If you're having problems with CURL, it's not that hard to just write your own basic version
Open a normal socket, connect to port 80. All an HTTP proxy request looks like through a proxy is
"GET "http://".$server."/".$page." HTTP/1.1\r\nHost:".$server."\r\n\r\n";
where $server is the domain you're trying to load.
the only difference between it and a standard HTTP request is that it contains the domain name in the first line of the get request.
 
Wow... thanks guys for the help.

Some anwers:
1. im using browser
2. Scubaslick, the script hangs on : curl_exec($ch), so checking the result will do no good.
3. cmxp... hmmm... good idea, although Im really pissed on this frustrating issue. Would love to solve it and not going around, specially it doenst look like a general problem.

In java I would create a seperate thread and if it didnt return after x second I would kill it and retry, is there something similar for php?
 
Wow... thanks guys for the help.

Some anwers:
1. im using browser
2. Scubaslick, the script hangs on : curl_exec($ch), so checking the result will do no good.
3. cmxp... hmmm... good idea, although Im really pissed on this frustrating issue. Would love to solve it and not going around, specially it doenst look like a general problem.

In java I would create a seperate thread and if it didnt return after x second I would kill it and retry, is there something similar for php?
Why not run a seperate java program that opens a port and listens for ip: port. Then returns a response.
You could just connect to localhost and let Java do the heavy lifting. I do something similar for captchas.

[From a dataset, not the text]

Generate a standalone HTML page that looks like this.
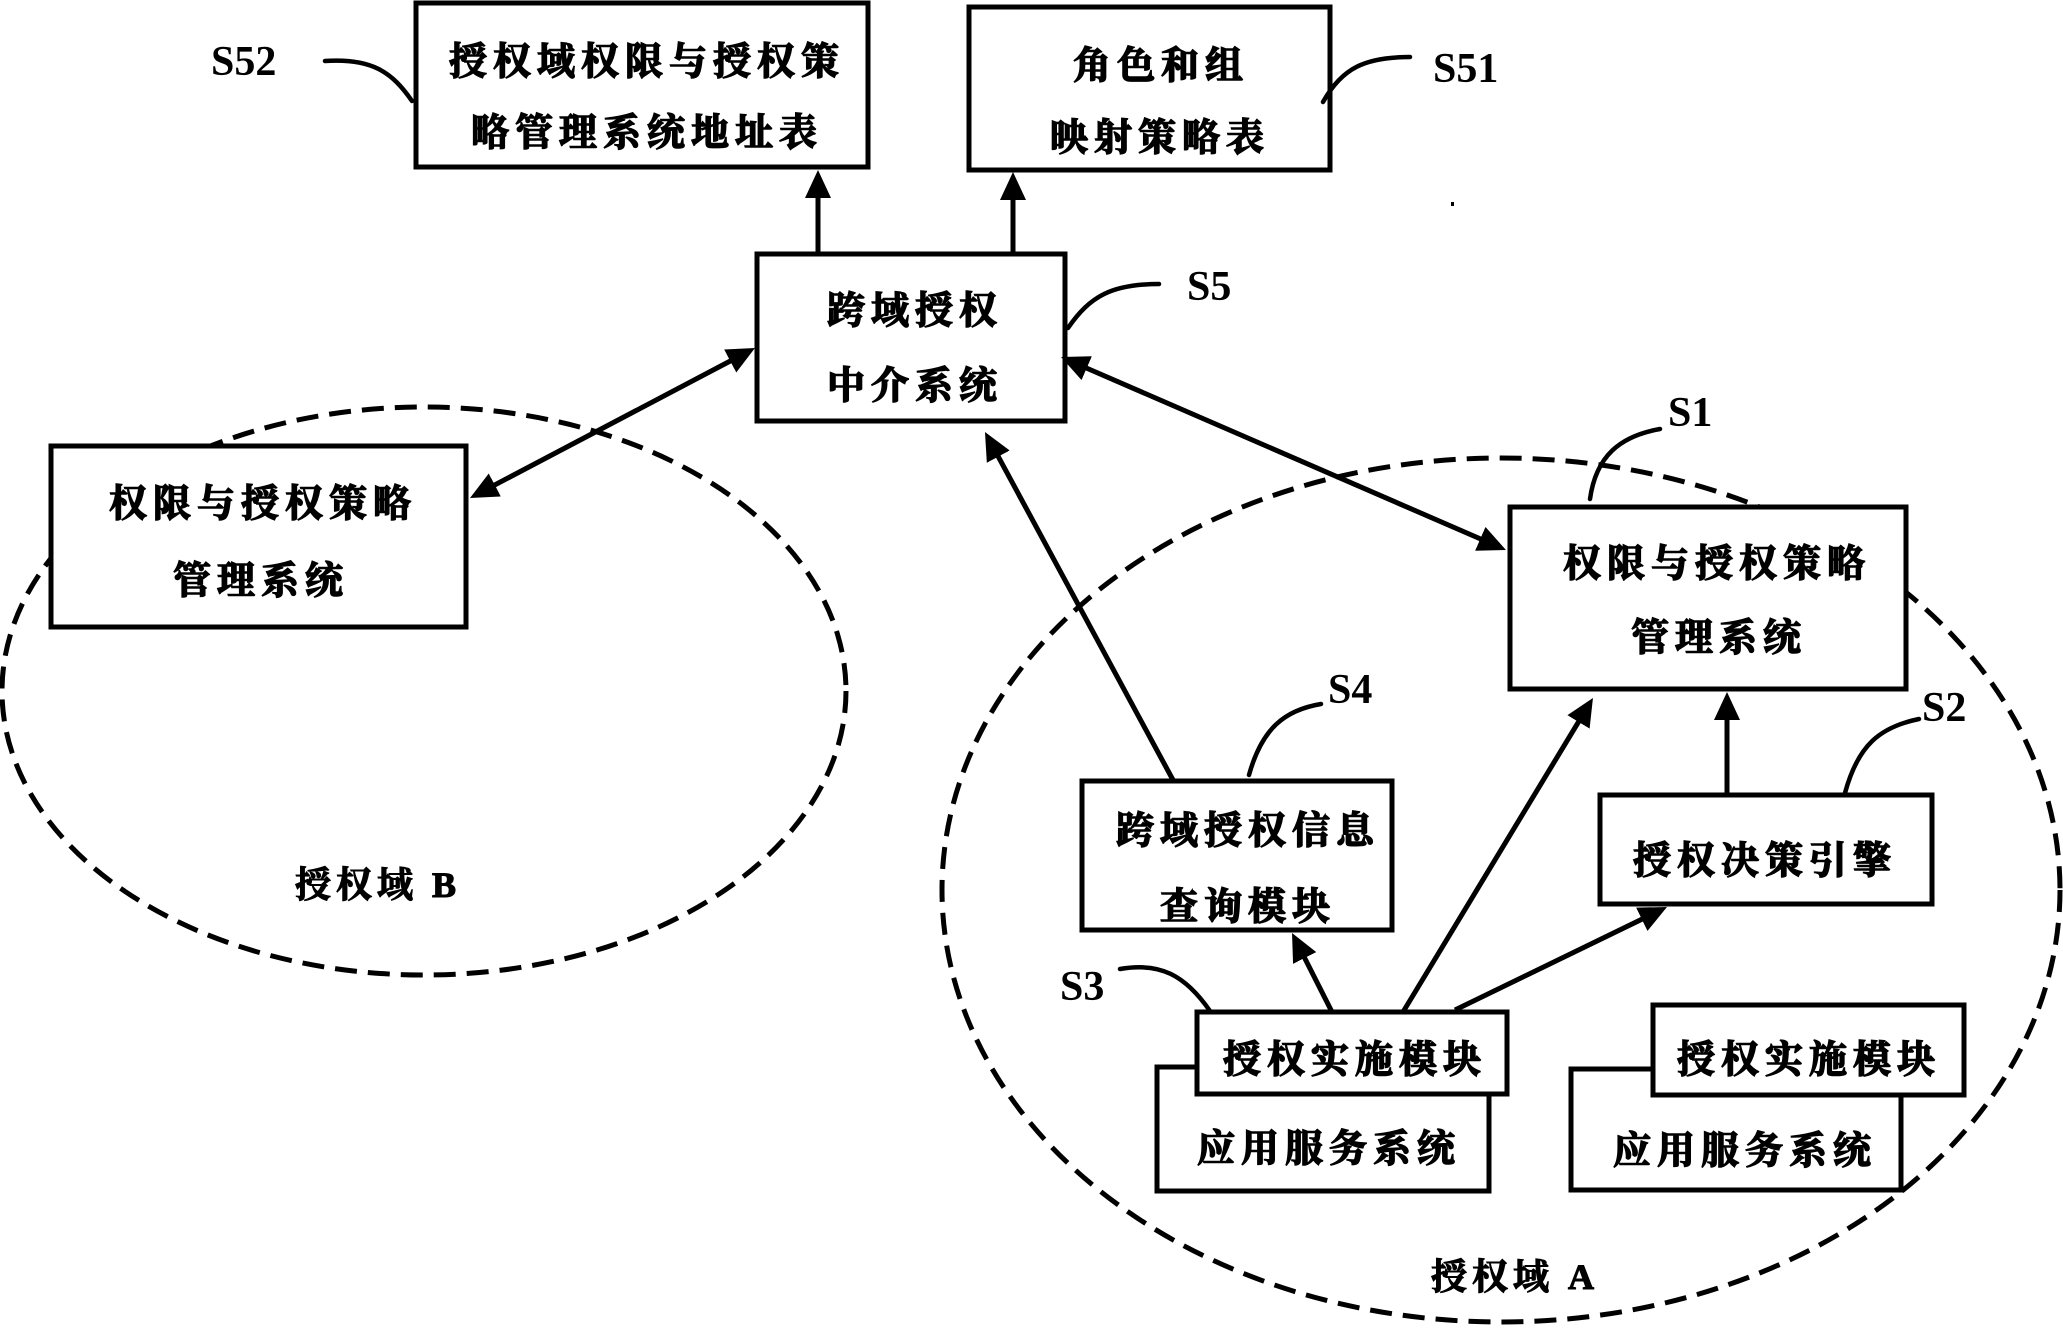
<!DOCTYPE html>
<html>
<head>
<meta charset="utf-8">
<style>
  html, body { margin: 0; padding: 0; background: #ffffff; }
  body { width: 2063px; height: 1328px; overflow: hidden; }
  svg { display: block; }
  .box { fill: #ffffff; stroke: #000; stroke-width: 5; }
  .ell { fill: none; stroke: #000; stroke-width: 5; stroke-dasharray: 22 11; }
  .ln { stroke: #000; stroke-width: 5; fill: none; }
  .ld { stroke: #000; stroke-width: 4.5; fill: none; stroke-linecap: round; }
  .t { font-family: "Noto Serif CJK SC", "Noto Sans CJK SC", serif; font-weight: bold; font-size: 38px; letter-spacing: 6px; fill: #000; stroke: #000; stroke-width: 1.4px; text-anchor: middle; dominant-baseline: central; }
  .lab { font-family: "Liberation Serif", serif; font-weight: bold; font-size: 42px; fill: #000; }
  .dom { font-family: "Liberation Serif", "Noto Serif CJK SC", serif; font-weight: bold; font-size: 36px; letter-spacing: 5px; fill: #000; stroke: #000; stroke-width: 1.1px; dominant-baseline: central; }
</style>
</head>
<body>
<svg width="2063" height="1328" viewBox="0 0 2063 1328" xmlns="http://www.w3.org/2000/svg">
  <defs>
    <marker id="ah" markerUnits="userSpaceOnUse" markerWidth="30" markerHeight="28" refX="13" refY="13" orient="auto-start-reverse">
      <path d="M0,0 L28,13 L0,26 Z" fill="#000"/>
    </marker>
  </defs>

  <!-- domain ellipses -->
  <ellipse class="ell" cx="424" cy="691" rx="422" ry="284"/>
  <ellipse class="ell" cx="1501" cy="890" rx="559" ry="432"/>

  <!-- boxes -->
  <rect class="box" x="416" y="3" width="452" height="164"/>
  <rect class="box" x="969" y="7" width="361" height="163"/>
  <rect class="box" x="757" y="254" width="308" height="167"/>
  <rect class="box" x="51" y="446" width="415" height="181"/>
  <rect class="box" x="1510" y="507" width="396" height="182"/>
  <rect class="box" x="1082" y="781" width="310" height="149"/>
  <rect class="box" x="1600" y="795" width="332" height="109"/>
  <rect class="box" x="1157" y="1067" width="332" height="124"/>
  <rect class="box" x="1197" y="1012" width="310" height="82"/>
  <rect class="box" x="1571" y="1069" width="330" height="121"/>
  <rect class="box" x="1653" y="1005" width="311" height="90"/>

  <!-- arrows -->
  <line class="ln" x1="818" y1="254" x2="818" y2="185" marker-end="url(#ah)"/>
  <line class="ln" x1="1013" y1="254" x2="1013" y2="187" marker-end="url(#ah)"/>
  <line class="ln" x1="483.3" y1="491.0" x2="741.7" y2="355.0" marker-start="url(#ah)" marker-end="url(#ah)"/>
  <line class="ln" x1="1074.8" y1="363.0" x2="1492.2" y2="544.0" marker-start="url(#ah)" marker-end="url(#ah)"/>
  <line class="ln" x1="1173" y1="780" x2="992.1" y2="445.2" marker-end="url(#ah)"/>
  <line class="ln" x1="1332" y1="1012" x2="1298.8" y2="946.4" marker-end="url(#ah)"/>
  <line class="ln" x1="1403" y1="1012" x2="1585.2" y2="710.8" marker-end="url(#ah)"/>
  <line class="ln" x1="1455" y1="1010" x2="1653.5" y2="913.6" marker-end="url(#ah)"/>
  <line class="ln" x1="1727" y1="795" x2="1727" y2="707" marker-end="url(#ah)"/>

  <!-- leader curves -->
  <path class="ld" d="M325,61 C372,58 392,72 412,101"/>
  <path class="ld" d="M1323,102 C1342,68 1365,57 1410,57"/>
  <path class="ld" d="M1068,328 C1090,296 1112,284 1159,284"/>
  <path class="ld" d="M1590,499 C1596,456 1620,436 1660,429"/>
  <path class="ld" d="M1249,775 C1262,728 1285,710 1321,704"/>
  <path class="ld" d="M1845,793 C1858,745 1880,727 1919,719"/>
  <path class="ld" d="M1120,969 C1160,962 1185,975 1210,1011"/>

  <!-- box text -->
  <text class="t" x="647" y="58">授权域权限与授权策</text>
  <text class="t" x="647" y="129">略管理系统地址表</text>

  <text class="t" x="1161" y="62">角色和组</text>
  <text class="t" x="1160" y="134">映射策略表</text>

  <text class="t" x="915" y="307">跨域授权</text>
  <text class="t" x="915" y="382">中介系统</text>

  <text class="t" x="263" y="500">权限与授权策略</text>
  <text class="t" x="261" y="577">管理系统</text>

  <text class="t" x="1717" y="560">权限与授权策略</text>
  <text class="t" x="1719" y="634">管理系统</text>

  <text class="t" x="1248" y="827">跨域授权信息</text>
  <text class="t" x="1248" y="903">查询模块</text>

  <text class="t" x="1765" y="857">授权决策引擎</text>

  <text class="t" x="1355" y="1056">授权实施模块</text>
  <text class="t" x="1329" y="1145">应用服务系统</text>

  <text class="t" x="1809" y="1056">授权实施模块</text>
  <text class="t" x="1745" y="1147">应用服务系统</text>

  <!-- domain labels -->
  <text class="dom" x="1431" y="1277">授权域 A</text>
  <text class="dom" x="295" y="885">授权域 B</text>

  <!-- reference labels -->
  <text class="lab" x="211" y="75">S52</text>
  <text class="lab" x="1433" y="82">S51</text>
  <text class="lab" x="1187" y="300">S5</text>
  <text class="lab" x="1668" y="426">S1</text>
  <text class="lab" x="1328" y="703">S4</text>
  <text class="lab" x="1922" y="721">S2</text>
  <text class="lab" x="1060" y="1000">S3</text>

  <!-- small speck -->
  <rect x="1451" y="202" width="3" height="4" fill="#000"/>
</svg>
</body>
</html>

In all honesty this would give you much better multithreading than PHP. curl_multi is where memory goes to die.
 
xmcp... I guess you are right, my problem is lazyness, I havent coded in java for a while, and hate to create dev environment for it etc., but if I won't solve it in php, thats what I will do :(

Onejust - it hangs forever...
 
hacked up my own solution for this earlier today, not php/curl but it works if you're lucky enough to be using a *nix based OS ;) (assuming proxies are format ip:port\n (newline) format in proxies.txt)

Code:
rm -rf workingproxies.txt
rm -rf checker.sh
head proxies.txt | sed -e 's/:/ /g' | awk '{print $1}' | sed -e 's/^/ping -c1 -s1 /g' | sed -e 's/$/ \| grep "bytes from" >> workingproxies.txt/g' >> checker.sh
chmod +x checker.sh
./checker.sh 
cat workingproxies.txt | sed -e 's/:/ /g' | awk '{print $4}' > temp.txt
mv temp.txt workingproxies.txt
if your list is pretty big, use tail -f workingproxies.txt to get the working ones as they come out
 
Seems as if curl is dying on a particular proxy thats dead. You need some code to abort mission if it takes too long, perhaps there is another timeout type variable you arent using, connect timeout, download time out etc?

OR it seems there is a curl or php bug, try upgrade curl / php

Also I see you have curl_setopt($ch, CURLOPT_FAILONERROR, false);

Set to true? As long as you can still detect a proxy is good or not who cares if it curl cries on error, just handle it
 
Thx...

I will turn to true this parmater, it was true, but during my trial and error I have set it to false.

I think I have put all the timeour vars that exist if someone thinks I havent Id love to know which one...

And I don't think it is a dead proxy since it happends randomly and not in a particular proxy.
 
My workaround:

although I got here some really good advices, I have decided to stick with php and curl. So for those of you who scrape by the millions and have this hang problem here what I did to solve it:
1. php page the do the scraping and getting all the data it needs from get/post - this is the "shit" that hangs.
2. the generic php class you call from where ever you need, it curls #1.

The nice thing is that when #1 hangs then #2 gets a timeout error which is great.
Thats it, problem solved :)